The Green Revolution was all about increasing grain yield.
Government subsidies and infrastructure investments overwhelmingly supported crop cultivation - irrigation, seeds, storage, fertilization, pricing.

The dairy sector, while massive in scale, hasn’t seen the same structured push.
Cold chains are lacking.
Refrigeration is expensive.
Value-added dairy products (like cheese, cream, yogurt, etc.) haven’t been scaled the way they have in Europe or America.
In short: we produce milk, but we don’t do much with it.

3. Lactose intolerance is real in India

About 60–65% of Indians have some level of lactose intolerance.
That’s not anecdotal, it’s biology.

Our bodies produce less lactase, the enzyme needed to break down lactose (milk sugar), especially as we age.
The West has a higher prevalence of lactase persistence meaning their bodies continue to produce lactase well into adulthood.
This genetic trait allows them to consume large amounts of dairy without discomfort.

Indians? We’re more likely to feel bloated, gassy, or ill after a tall glass of milk or cheese-heavy meals.

Which is probably why traditional Indian food used dairy mindfully, not because we knew the word “lactose,” because we understood what felt good.

In Indian households, dairy was always paired with intent.

  • Curd to cool the stomach after a spicy meal.

  • Buttermilk to aid digestion.

  • Ghee to oil up our food.

Ayurveda never recommended dairy for protein or calcium alone. It was about function, season, and body type.

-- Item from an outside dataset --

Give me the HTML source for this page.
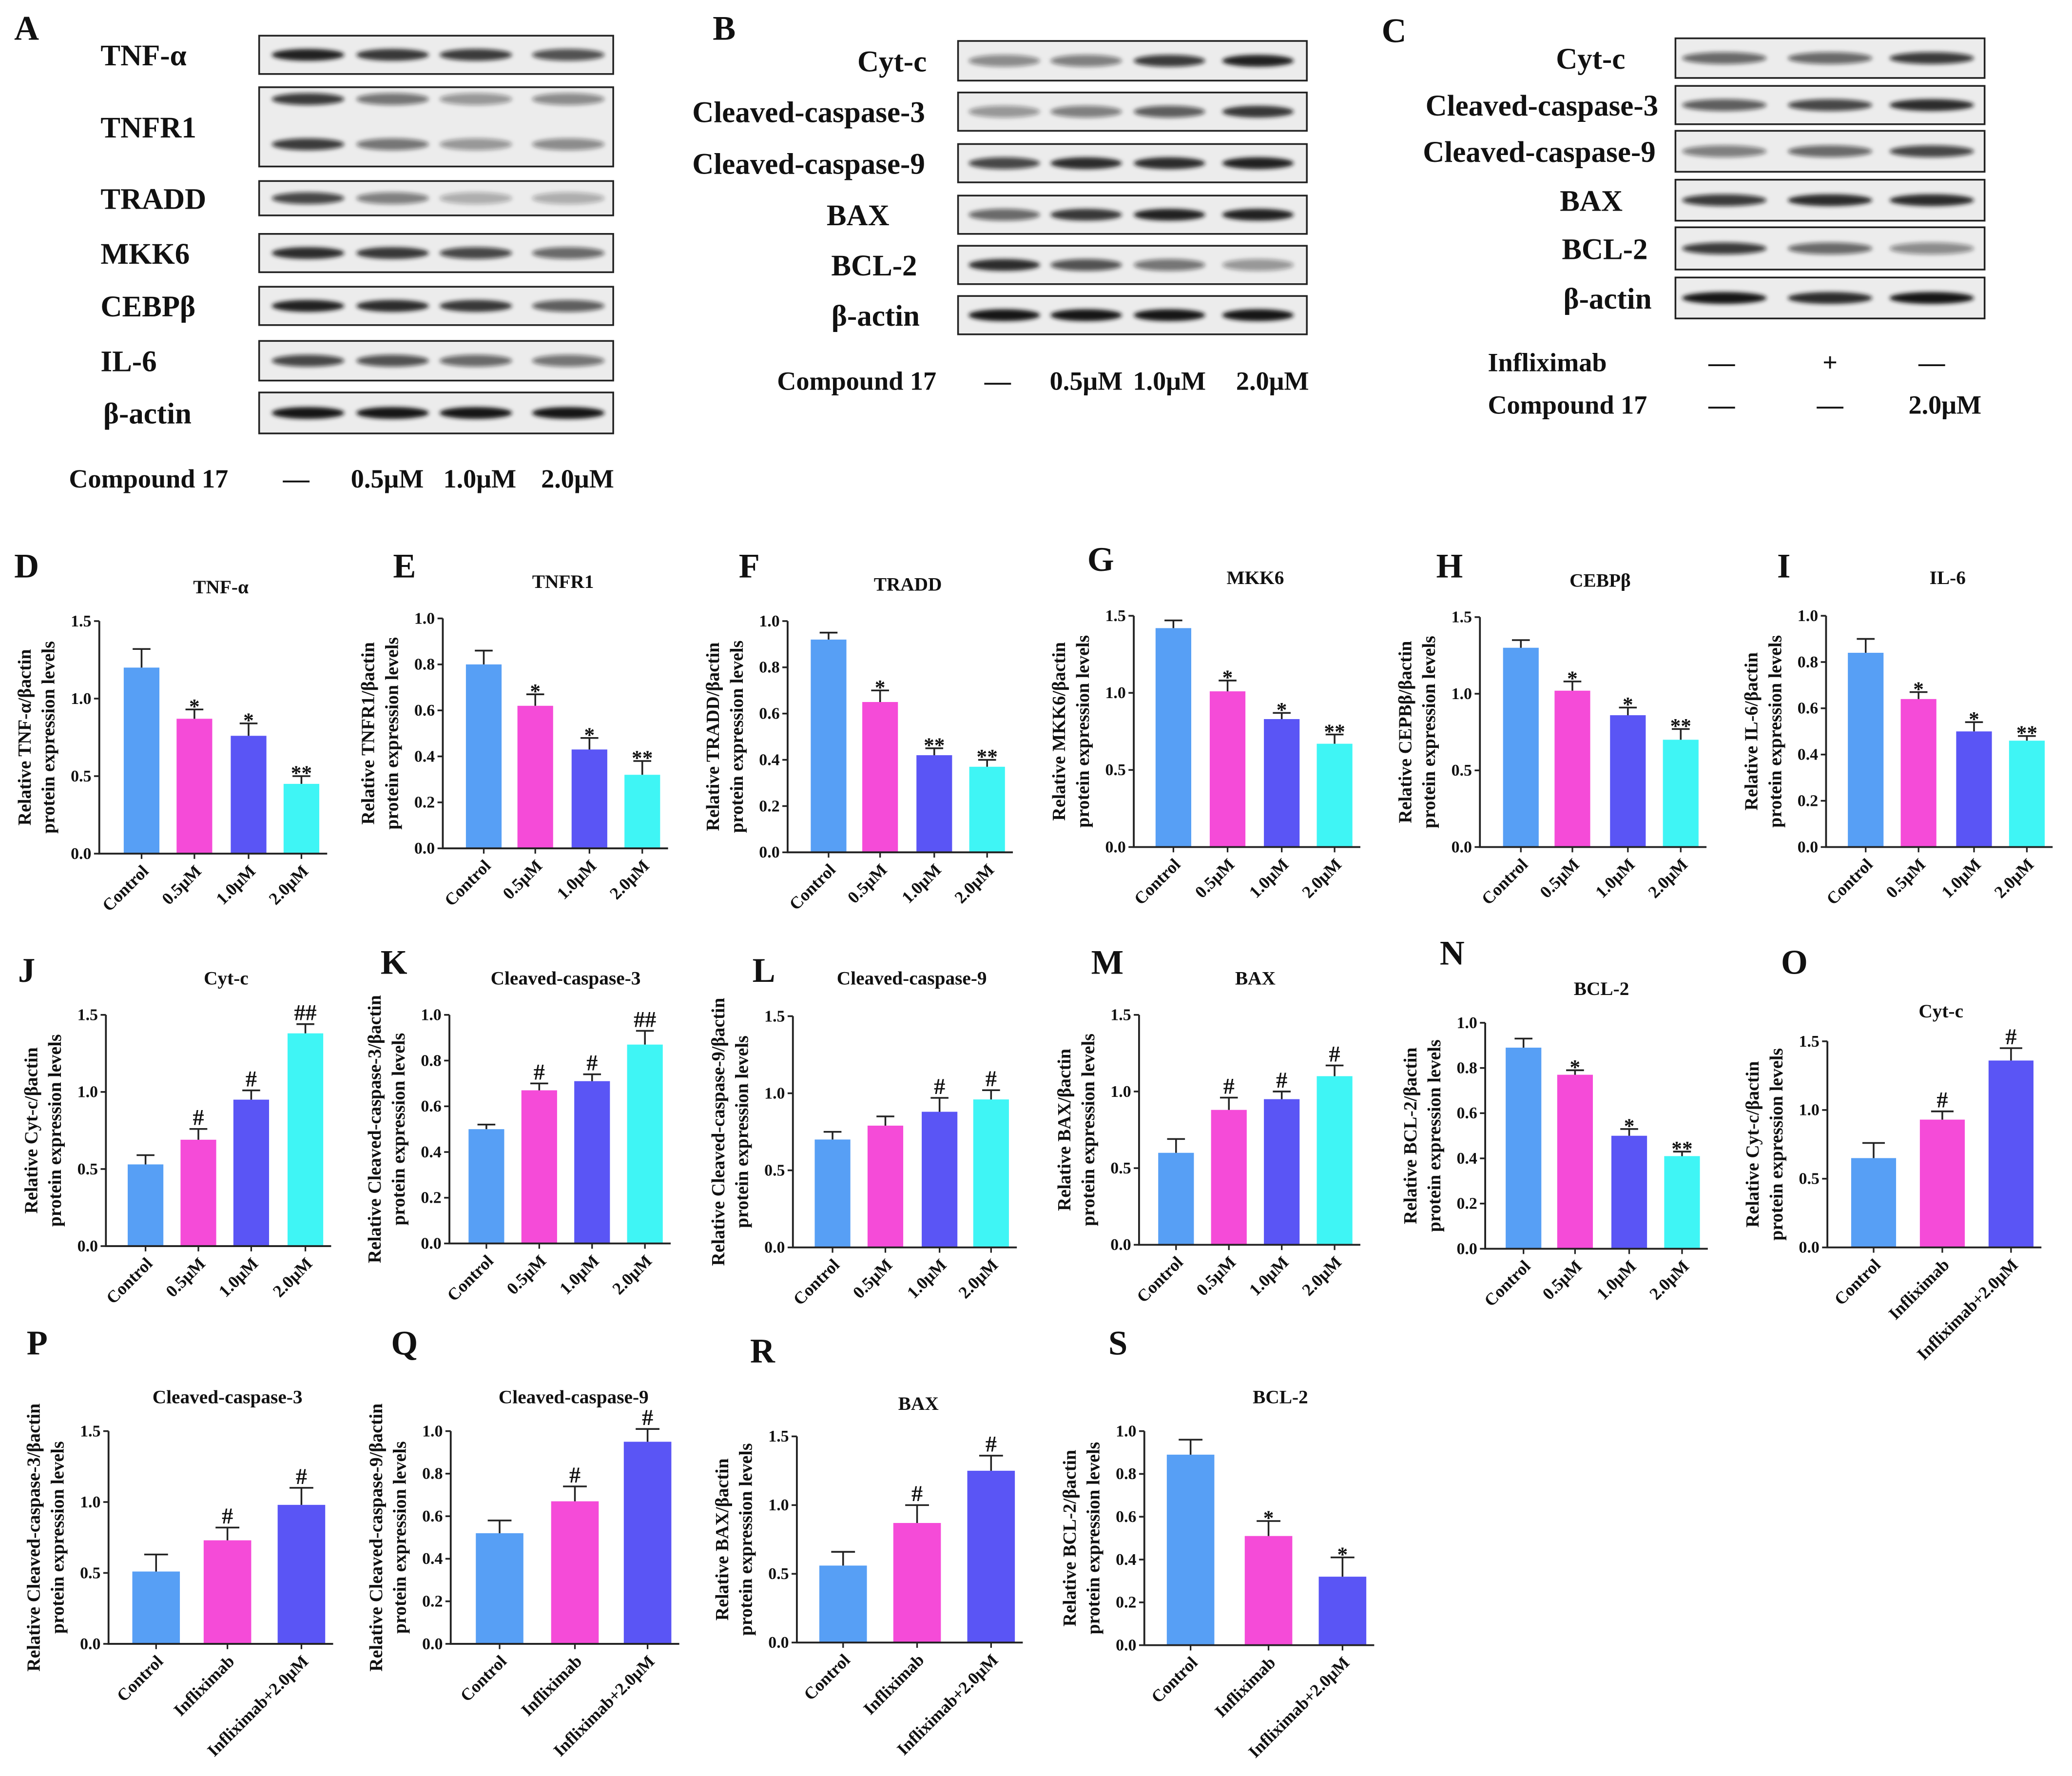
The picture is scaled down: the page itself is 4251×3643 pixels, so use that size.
<!DOCTYPE html>
<html><head><meta charset="utf-8">
<style>
html,body{margin:0;padding:0;background:#fff;}
svg{display:block;}
text{font-family:"Liberation Serif",serif;font-weight:bold;fill:#111;}
</style></head>
<body>
<svg id="fig" xmlns="http://www.w3.org/2000/svg" width="4251" height="3643" viewBox="0 0 1568 1344">
<defs>
<filter id="blur" x="-20%" y="-100%" width="140%" height="300%"><feGaussianBlur stdDeviation="1.6"/></filter>
</defs>
<rect width="1568" height="1344" fill="#fff"/>
<g id="blots"></g>
<g id="charts"></g>
</svg>
<script>
// ---------- chart data ----------
const catsDose = ["Control","0.5μM","1.0μM","2.0μM"];
const catsInf = ["Control","Infliximab","Infliximab+2.0μM"];
const ticks15 = [0,0.5,1.0,1.5];
const ticks10 = [0,0.2,0.4,0.6,0.8,1.0];

const valsD = [1.20,0.87,0.76,0.45]; const errD = [0.12,0.06,0.08,0.05]; const sigD = ["","*","*","**"];
const valsE = [0.80,0.62,0.43,0.32]; const errE = [0.06,0.05,0.05,0.06]; const sigE = ["","*","*","**"];
const valsF = [0.92,0.65,0.42,0.37]; const errF = [0.03,0.05,0.03,0.03]; const sigF = ["","*","**","**"];
const valsG = [1.42,1.01,0.83,0.67]; const errG = [0.05,0.07,0.04,0.06]; const sigG = ["","*","*","**"];
const valsH = [1.30,1.02,0.86,0.70]; const errH = [0.05,0.06,0.05,0.07]; const sigH = ["","*","*","**"];
const valsI = [0.84,0.64,0.50,0.46]; const errI = [0.06,0.03,0.04,0.02]; const sigI = ["","*","*","**"];
const valsJ = [0.53,0.69,0.95,1.38]; const errJ = [0.06,0.07,0.06,0.06]; const sigJ = ["","#","#","##"];
const valsK = [0.50,0.67,0.71,0.87]; const errK = [0.02,0.03,0.03,0.06]; const sigK = ["","#","#","##"];
const valsL = [0.70,0.79,0.88,0.96]; const errL = [0.05,0.06,0.09,0.06]; const sigL = ["","","#","#"];
const valsM = [0.60,0.88,0.95,1.10]; const errM = [0.09,0.08,0.05,0.07]; const sigM = ["","#","#","#"];
const valsN = [0.89,0.77,0.50,0.41]; const errN = [0.04,0.02,0.03,0.02]; const sigN = ["","*","*","**"];
const valsO = [0.65,0.93,1.36]; const errO = [0.11,0.06,0.09]; const sigO = ["","#","#"];
const valsP = [0.51,0.73,0.98]; const errP = [0.12,0.09,0.12]; const sigP = ["","#","#"];
const valsQ = [0.52,0.67,0.95]; const errQ = [0.06,0.07,0.06]; const sigQ = ["","#","#"];
const valsR = [0.56,0.87,1.25]; const errR = [0.10,0.13,0.11]; const sigR = ["","#","#"];
const valsS = [0.89,0.51,0.32]; const errS = [0.07,0.07,0.09]; const sigS = ["","*","*"];

const NS="http://www.w3.org/2000/svg";
const colors=["#579ff5","#f54bd8","#5a55f5","#3ff5f5"];
function mk(tag,attrs,parent){const e=document.createElementNS(NS,tag);for(const k in attrs)e.setAttribute(k,attrs[k]);parent.appendChild(e);return e;}
function txt(s,attrs,parent){const e=mk("text",attrs,parent);e.textContent=s;return e;}

const charts=[
 {id:"D",L:[20,427],title:"TNF-α",tp:[167,444],ax:75,bot:646,top:470,max:1.5,ticks:ticks15,cats:catsDose,v:valsD,e:errD,s:sigD,xs:[107,147,188,228],w:27,yl:"Relative TNF-α/βactin"},
 {id:"E",L:[306,427],title:"TNFR1",tp:[426,440],ax:335,bot:642,top:468,max:1.0,ticks:ticks10,cats:catsDose,v:valsE,e:errE,s:sigE,xs:[366,405,446,486],w:27,yl:"Relative TNFR1/βactin"},
 {id:"F",L:[567,427],title:"TRADD",tp:[687,442],ax:596,bot:645,top:470,max:1.0,ticks:ticks10,cats:catsDose,v:valsF,e:errF,s:sigF,xs:[627,666,707,747],w:27,yl:"Relative TRADD/βactin"},
 {id:"G",L:[833,422],title:"MKK6",tp:[950,437],ax:858,bot:641,top:466,max:1.5,ticks:ticks15,cats:catsDose,v:valsG,e:errG,s:sigG,xs:[888,929,970,1010],w:27,yl:"Relative MKK6/βactin"},
 {id:"H",L:[1097,427],title:"CEBPβ",tp:[1211,439],ax:1120,bot:641,top:467,max:1.5,ticks:ticks15,cats:catsDose,v:valsH,e:errH,s:sigH,xs:[1151,1190,1232,1272],w:27,yl:"Relative CEPBβ/βactin"},
 {id:"I",L:[1350,427],title:"IL-6",tp:[1474,437],ax:1382,bot:641,top:466,max:1.0,ticks:ticks10,cats:catsDose,v:valsI,e:errI,s:sigI,xs:[1412,1452,1494,1534],w:27,yl:"Relative IL-6/βactin"},
 {id:"J",L:[20,733],title:"Cyt-c",tp:[171,740],ax:80,bot:943,top:768,max:1.5,ticks:ticks15,cats:catsDose,v:valsJ,e:errJ,s:sigJ,xs:[110,150,190,231],w:27,yl:"Relative Cyt-c/βactin"},
 {id:"K",L:[298,727],title:"Cleaved-caspase-3",tp:[428,740],ax:340,bot:941,top:768,max:1.0,ticks:ticks10,cats:catsDose,v:valsK,e:errK,s:sigK,xs:[368,408,448,488],w:27,yl:"Relative Cleaved-caspase-3/βactin"},
 {id:"L",L:[578,733],title:"Cleaved-caspase-9",tp:[690,740],ax:600,bot:944,top:769,max:1.5,ticks:ticks15,cats:catsDose,v:valsL,e:errL,s:sigL,xs:[630,670,711,750],w:27,yl:"Relative Cleaved-caspase-9/βactin"},
 {id:"M",L:[838,727],title:"BAX",tp:[950,740],ax:862,bot:942,top:768,max:1.5,ticks:ticks15,cats:catsDose,v:valsM,e:errM,s:sigM,xs:[890,930,970,1010],w:27,yl:"Relative BAX/βactin"},
 {id:"N",L:[1099,720],title:"BCL-2",tp:[1212,748],ax:1124,bot:945,top:774,max:1.0,ticks:ticks10,cats:catsDose,v:valsN,e:errN,s:sigN,xs:[1153,1192,1233,1273],w:27,yl:"Relative BCL-2/βactin"},
 {id:"O",L:[1358,727],title:"Cyt-c",tp:[1469,765],ax:1383,bot:944,top:788,max:1.5,ticks:ticks15,cats:catsInf,v:valsO,e:errO,s:sigO,xs:[1418,1470,1522],w:34,yl:"Relative Cyt-c/βactin"},
 {id:"P",L:[28,1015],title:"Cleaved-caspase-3",tp:[172,1057],ax:82,bot:1244,top:1083,max:1.5,ticks:ticks15,cats:catsInf,v:valsP,e:errP,s:sigP,xs:[118,172,228],w:36,yl:"Relative Cleaved-caspase-3/βactin"},
 {id:"Q",L:[306,1015],title:"Cleaved-caspase-9",tp:[434,1057],ax:341,bot:1244,top:1083,max:1.0,ticks:ticks10,cats:catsInf,v:valsQ,e:errQ,s:sigQ,xs:[378,435,490],w:36,yl:"Relative Cleaved-caspase-9/βactin"},
 {id:"R",L:[577,1021],title:"BAX",tp:[695,1062],ax:603,bot:1243,top:1087,max:1.5,ticks:ticks15,cats:catsInf,v:valsR,e:errR,s:sigR,xs:[638,694,750],w:36,yl:"Relative BAX/βactin"},
 {id:"S",L:[846,1015],title:"BCL-2",tp:[969,1057],ax:866,bot:1245,top:1083,max:1.0,ticks:ticks10,cats:catsInf,v:valsS,e:errS,s:sigS,xs:[901,960,1016],w:36,yl:"Relative BCL-2/βactin"}
];

const CG=document.getElementById("charts");
charts.forEach(c=>{
  const g=mk("g",{},CG);
  
  
  const y=v=>c.bot-(v/c.max)*(c.bot-c.top);
  const pl=txt(c.id,{x:c.L[0],y:c.L[1]+10,"font-size":26,"text-anchor":"middle"},g);
  
  
  const t=txt(c.title,{x:c.tp[0],y:c.tp[1]+5,"font-size":14.5,"text-anchor":"middle"},g);
  
  
  const mid=(c.bot+c.top)/2;
  const yl1=txt(c.yl,{x:0,y:0,"font-size":14,"text-anchor":"middle",transform:`translate(${c.ax-52},${mid}) rotate(-90)`},g);
  
  
  const yl2=txt("protein expression levels",{x:0,y:0,"font-size":14,"text-anchor":"middle",transform:`translate(${c.ax-34},${mid}) rotate(-90)`},g);
  
  
  c.v.forEach((v,i)=>{
    const cx=c.xs[i];
    const b=mk("rect",{x:cx-c.w/2,y:y(v),width:c.w,height:c.bot-y(v),fill:colors[i]},g);
    
    
    const ey=y(v+c.e[i]);
    const el=mk("path",{d:`M${cx} ${y(v)}V${ey}M${cx-c.w/4} ${ey}H${cx+c.w/4}`,stroke:"#222","stroke-width":1.3,fill:"none"},g);
    
    
    if(c.s[i]){
      const st=txt(c.s[i],{x:cx,y:ey-3+(c.s[i].includes("*")?6:0),"font-size":c.s[i].includes("*")?16:17,"font-weight":"normal","text-anchor":"middle"},g);
      
      
    }
    const xl=txt(c.cats[i],{x:0,y:0,"font-size":13,"text-anchor":"end",transform:`translate(${cx+6},${c.bot+14}) rotate(-45)`},g);
    
    
  });
  const xEnd=c.xs[c.xs.length-1]+c.w/2+6;
  const axis=mk("path",{d:`M${c.ax} ${c.top}V${c.bot}H${xEnd}`,stroke:"#222","stroke-width":1.4,fill:"none"},g);
  
  
  c.ticks.forEach(tv=>{
    mk("line",{x1:c.ax-4,x2:c.ax,y1:y(tv),y2:y(tv),stroke:"#222","stroke-width":1.3},g);
    const tl=txt(tv.toFixed(1),{x:c.ax-6,y:y(tv)+4,"font-size":12.5,"text-anchor":"end"},g);
    
    
  });
  c.xs.forEach(cx=>mk("line",{x1:cx,x2:cx,y1:c.bot,y2:c.bot+4,stroke:"#222","stroke-width":1.2},g));
});

// ---------- blots ----------
const BG=document.getElementById("blots");
function blot(label,lx,anchor,x0,x1,y0,y1,lanes,ints,rows){
  const g=mk("g",{},BG);
  
  
  mk("rect",{x:x0,y:y0,width:x1-x0,height:y1-y0,fill:"#ececec",stroke:"#222","stroke-width":1.3},g);
  const lw=(x1-x0)/lanes.length*0.82;
  (rows||[0.5]).forEach(r=>{
    lanes.forEach((lc,i)=>{
      const a=ints[i];
      mk("ellipse",{cx:lc,cy:y0+(y1-y0)*r,rx:lw/2,ry:4.5,fill:`rgba(20,20,20,${a})`,filter:"url(#blur)"},g);
    });
  });
  const t=txt(label,{x:lx,y:(y0+y1)/2+8,"font-size":22.5,"text-anchor":anchor},g);
  
  
}
const lA=[233,297,360,430];
blot("TNF-α",76,"start",196,464,27,56,lA,[0.95,0.85,0.8,0.7]);
blot("TNFR1",76,"start",196,464,66,126,lA,[0.8,0.55,0.4,0.45],[0.15,0.72]);
blot("TRADD",76,"start",196,464,137,163,lA,[0.75,0.5,0.3,0.3]);
blot("MKK6",76,"start",196,464,177,206,lA,[0.9,0.85,0.75,0.6]);
blot("CEBPβ",76,"start",196,464,217,246,lA,[0.95,0.9,0.85,0.65]);
blot("IL-6",76,"start",196,464,258,288,lA,[0.75,0.7,0.6,0.55]);
blot("β-actin",78,"start",196,464,297,328,lA,[1,1,1,1]);
const lB=[760,822,885,952];
blot("Cyt-c",675,"middle",725,989,31,61,lB,[0.45,0.5,0.8,0.95]);
blot("Cleaved-caspase-3",700,"end",725,989,70,99,lB,[0.4,0.5,0.65,0.85]);
blot("Cleaved-caspase-9",700,"end",725,989,109,138,lB,[0.75,0.9,0.9,0.95]);
blot("BAX",673,"end",725,989,148,177,lB,[0.6,0.85,0.95,0.95]);
blot("BCL-2",694,"end",725,989,186,215,lB,[0.9,0.7,0.55,0.4]);
blot("β-actin",696,"end",725,989,224,253,lB,[1,1,1,1]);
const lC=[1305,1385,1462];
blot("Cyt-c",1230,"end",1268,1502,29,59,lC,[0.6,0.6,0.8]);
blot("Cleaved-caspase-3",1255,"end",1268,1502,65,94,lC,[0.65,0.75,0.9]);
blot("Cleaved-caspase-9",1253,"end",1268,1502,99,130,lC,[0.5,0.6,0.75]);
blot("BAX",1228,"end",1268,1502,136,167,lC,[0.8,0.9,0.9]);
blot("BCL-2",1247,"end",1268,1502,172,204,lC,[0.8,0.6,0.45]);
blot("β-actin",1250,"end",1268,1502,210,241,lC,[1,0.9,1]);

function label(s,x,y,size,anchor,name){const t=txt(s,{x:x,y:y,"font-size":size,"text-anchor":anchor||"start"},BG);
  
  }
label("A",20,30,26,"middle","panel-label-a");
label("B",548,30,26,"middle","panel-label-b");
label("C",1055,32,26,"middle","panel-label-c");
label("Compound 17",52,369,20,"start","treatment-label");
label("—",224,369,20,"middle","lane-label");label("0.5μM",293,369,20,"middle","lane-label");label("1.0μM",363,369,20,"middle","lane-label");label("2.0μM",437,369,20,"middle","lane-label");
label("Compound 17",588,295,20,"start","treatment-label");
label("—",755,295,20,"middle","lane-label");label("0.5μM",822,295,20,"middle","lane-label");label("1.0μM",885,295,20,"middle","lane-label");label("2.0μM",963,295,20,"middle","lane-label");
label("Infliximab",1126,281,20,"start","treatment-label");
label("—",1303,281,20,"middle","lane-label");label("+",1385,281,20,"middle","lane-label");label("—",1462,281,20,"middle","lane-label");
label("Compound 17",1126,313,20,"start","treatment-label");
label("—",1303,313,20,"middle","lane-label");label("—",1385,313,20,"middle","lane-label");label("2.0μM",1472,313,20,"middle","lane-label");
</script>
</body></html>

We never turned dairy into a one-size-fits-all solution. It was always contextual.

So what changed?

Urbanisation. Globalisation. Packaged food.
And the idea that nutrition has to look Western to be valid.

But we’re still a country where many can’t digest too much milk.
Where refrigeration isn’t universal.
Where ghee is made at home and curd is cultured overnight.

And maybe, that’s okay.

The bottom line?

India doesn’t treat dairy the way the West does, not because we’re behind, but because we’re different.
Different habits. Different biology. Different relationship with food.

We don’t eat dairy to fill up.
We eat it to balance out.

And in that balance, there’s wisdom”.